Rogers, Kuiper, and Kirker (1977) performed one of the first studies examining the self-reference effect making it a foundational article. The focus of the study was to identify the importance of the self and how it is implicated when processing personal information. The self-reference effect has been considered a robust encoding strategy and has been effective over the past 30 years (Gutches et al., 2007). The process behind this study was to gather students and divide them into four different task groups and they would be asked to give a yes or no answer to a trait adjective being presented to them. The four tasks that were used were: structural, phonemic, semantic, and self-reference. There were some different theories that support the study. The personality theory stressed that the observer's network when looking at the trait adjectives is an essential part of how they process personal information Hastorf et al. (1970). Another theory that supports this study is the attribution theory. It is another example where a person's organization traits fit with the self-reference effect Jones et al. (1971). The self is visualized as a schema that is involved with processing personal information, interpretation, and memories which is considered a powerful and effective process (Rogers et al., 1977).

Gutchess, Kensinger, and Schacter (2007) performed a study where they used age as a factor when looking at the self-reference effect. The first and second experiment looks at the young and older adults and they are presented with encoded adjectives and they must decide if it describes them. The third experiment is deciding if they found these traits desirable towards themselves. The age difference was shown effective with the self-reference effect leaving the older adults showing superiority of recognition for self-referenced items that were relative. Although, self-referencing the older adults did not have the same restoring level as the younger adults. A major factor that played in this study was the availability of cognitive resources. When there was a greater availability of cognitive resources, the ability to enhance memory similarly for both young and older adults diverged from socioemotional processing (Gutches et al., 2007).

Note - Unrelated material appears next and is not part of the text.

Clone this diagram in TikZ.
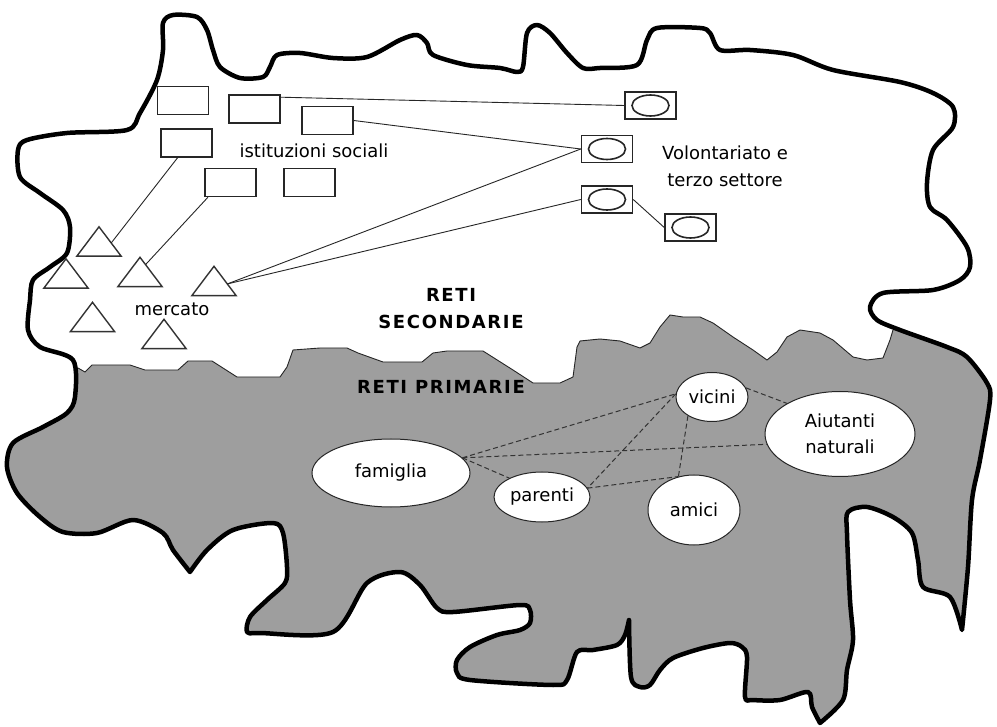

Hartlep and Forsyth (2001) performed a study using two different approaches when studying for an exam. The first approach was the survey, question, read, reflect, recite, and review method which is called the SQR4. The other method was the self-reference method. The third group was a controlled group and received no special instructions on their studying process (Hartlep & Forsyth, 2001). This study is considered an applied study. People who have a more elaborative cognitive framework, the better they will be able to retrieve a memory. The most elaborative cognitive framework someone can have is knowledge of themselves (Hartlep & Forsyth, 2001). The self-reference effect is viable when having strict lab conditions. When students are studying, if they can see the material as an elaboration of what they already remember or can relate to personal experiences, their recall would be enhanced (Hartlep & Forsyth, 2001). Although, the self-reference method can enhance recall of memory in certain instances, unfortunately for this study, there were no significant differences between the two study methods.

Serbun, Shih and Gutchess (2011) performed a study involving the effects of general and specific memory when using the self-reference effect. The study created a gap in research due to the experiments being tested. The first experiment uses visuals details of objects where the second and third experiment use verbal memory to assess the self-reference effect. The self-reference effect enhances both general and specific memory and can improve the accuracy and richness of a memory (Serbun et al., 2011). We know how the self-reference effect works, but instead of using trait adjectives to assess recall, we are looking at trait adjectives. The results from the experiments show that self-referencing does not function only through the increase in familiarity or general memory for the object, but enhances memory for details of an event. This likely draws on more recollected processes. This information supports that self-referencing is effective of encoding a rich, detailed memory towards not only general memory, but specific memories.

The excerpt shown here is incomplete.